Grace #13: My Physical Fitness

Today I did a cartwheel! I had not done one in at least 20 years. We were hanging out with family at a gym, and there was this huge mat on the gym floor where the kids were wrestling with each other and their uncle. In addition, my daughter was practicing her cartwheels and round-offs. Every time I see her doing them I remember doing gymnastics as a kid and how much I enjoyed it, and I fantasize about trying a cartwheel. I always think about doing one, but the fear of falling and hurting myself usually wins out and I don't do it. Today I just did not want to let fear win. It helped that we had been playing dodge ball and I felt like a kid. Anyway, I DID IT! I am so proud of myself. I am forty-ish and in decent shape...and I can still do a cartwheel. Yay for me! :)

Monday, February 9, 2009

Family

Grace # 12: My Sister-in-law, My Niece and Nephews, and...Oh Yeah, My Brother :)

This past weekend we went to visit my brother and his family to celebrate my niece's and nephews' birthdays. We all had a fabulous time together. The four adults (my hubby, my bro, my sister-in-law and I) even got to have some real "adult" time while the kids watched movies. So much fun! I was aware the entire weekend of how thankful I am that they are a part of my life, so I knew I needed to make them one of my graces.

I am truly blessed that my bro had the good sense to marry his wonderful wife, M. Not only did he get a fantastic wife, but I got a terrific sister-in-law out of the union! I just love M. She is fun, kind, caring, loving and incredibly generous. She has a HUGE heart, and all who know her get to benefit from it. She is a great mom, and she is a super aunt to all her nieces and nephews. Over the years, M and I have gone from somewhat distant relatives by marriage to good friends and "sisters of the heart." M has three of her own sisters, but she has generously opened to her heart to include me in that circle. I know I can truly depend on her to be there for my family and me. I always enjoy our families' visits with one another, and one of the best parts is that we always have A LOT OF FUN together! Finally, M puts up with my bro, and for that she deserves a medal of honor.

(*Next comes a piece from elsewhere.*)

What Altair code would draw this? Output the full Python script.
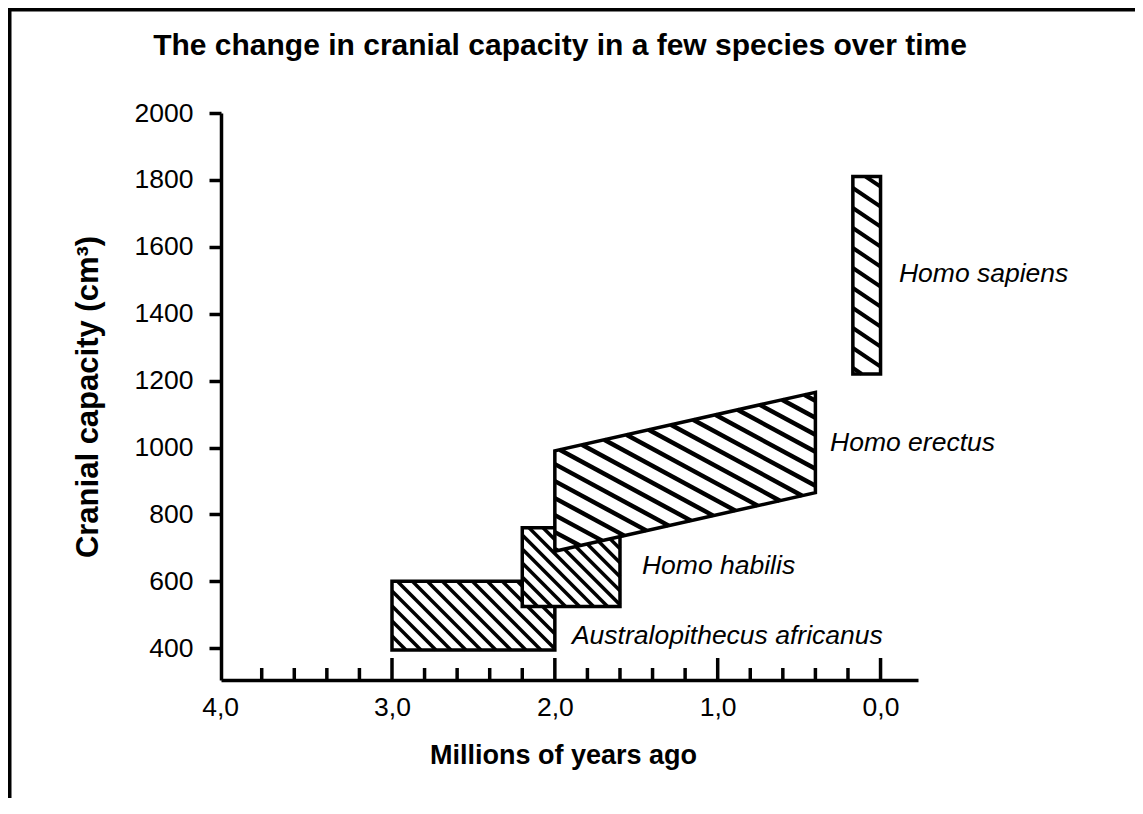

My nieces and nephews are one of the great joys in my life. I am very grateful that I get to see them as often as I do (of course, I wish it were more often, though!), and that I have be able to watch them grow and change. They are awesome kids! One of the best things is that my kids are very close to their cousins, and thoroughly enjoy every moment with them. The worst thing is when we have to say good-bye at the end of a visit. :(

Hmm, it seems that I am forgetting something. What could it be?... Oh! Sorry Little Bro! I didn't really forget about you. Yes, I am grateful for my brother. He is terrific. We have been through a lot together over the years, and I have always been able to count on him. He is a wonderful brother, dad, uncle and hubby. Four of the best things he did were to marry M and have 3 amazing kids with her. Thanks for that, Bro!

Now, this is not to say that we have not had our disagreements and "rough spots" along the way in these relationships. We definitely have, but the absolute best part about my relationships with all these wonderful people is that there is a deep and abiding respect and love that gets us through...anything.

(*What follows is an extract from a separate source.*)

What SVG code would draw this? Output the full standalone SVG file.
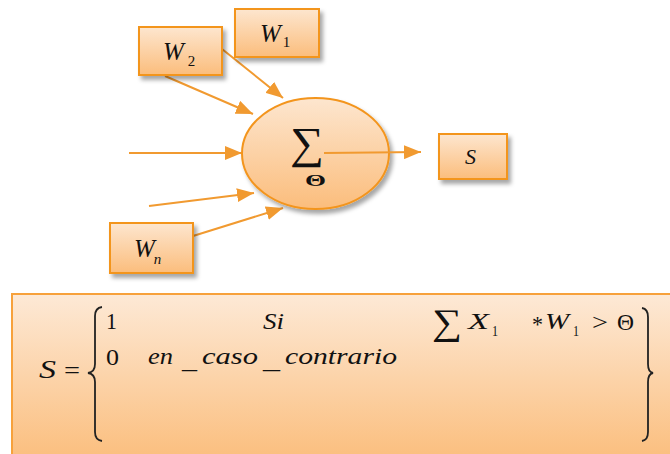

Thursday, February 5, 2009

Jazzercise


Grace #11: Incredibly sore muscles

I am grateful that my muscles are so unbelievably sore from my work-out today because it means that I am healthy enough to exercise. I am fortunate enough to have a great place to work out--the Jazzercise Center not far from my house. I take classes with an instructor (who also happens to be a good friend--how cool is that?!) and friends that are always challenging me to
lift heavier weights, to work harder...to just do MORE!

Sunday, February 1, 2009

Snowed In














Grace #10: Snow Days!

A winter storm blasted our community this past week. We received about 36 hours of snow, sleet and ice. It was a beautiful winter wonderland outside. I was truly grateful for the fact that school was canceled for 3 days and there was one 2-hour delay. I know, most moms dread this many days off in the middle of the week only a couple of weeks after the holiday break. Usually I am one of those moms. This time was different. First, I was ready for some real SNOW. We had not gotten anything of any significance all season. Mostly, though, I was thankful because the night before the big storm I came down with an awful cold, and because school was called off I got to sleep in for 4 days. Four days of blissful waking on my own without having to jump out of bed and rush off to start our day. I felt lousy, and because of the weather everything was canceled. I couldn't work out even if I wanted to, which I didn't, because yep, you guessed it, I felt lousy. No meetings to sit through while I sniffed and coughed. No endless errands to run while I fantasized what it was like to actually breathe and get enough oxygen to my brain. No volunteering at school while my eyes itched, my nose ran, and my eardrums felt like they would explode. You may wonder why I would be so happy that my children were home while I felt so cruddy. This is the best part. They weren't here much. Amazingly, the neighbor kids were all around and available and desperate to play all day outside getting fresh air and exercise! When the kids were here, their friends were too, so they were happily occupied. One afternoon, both my darlings were gone and I laid on the couch for hours and watched Food Network. Unheard of in my world! Our final afternoon off school was spent having a play date at our dear friends, the D Family. We don't get to see these friends much due to the kids all going to different schools and being on different schedules, so it was a blessing to have unexpected play time with them. We have been friends for a long time and our kids have grown up together, so it was especially fun to see them all enjoy a long afternoon sledding and playing. AND, I got to share coffee and conversation with a very good friend. Can't beat that! I do kinda wish I hadn't been sick during our snow days. I did not get out to enjoy the winter weather or go sledding, which I love. However, I got some much needed rest and recovered from my cold in record time. I am ready to tackle the week to come.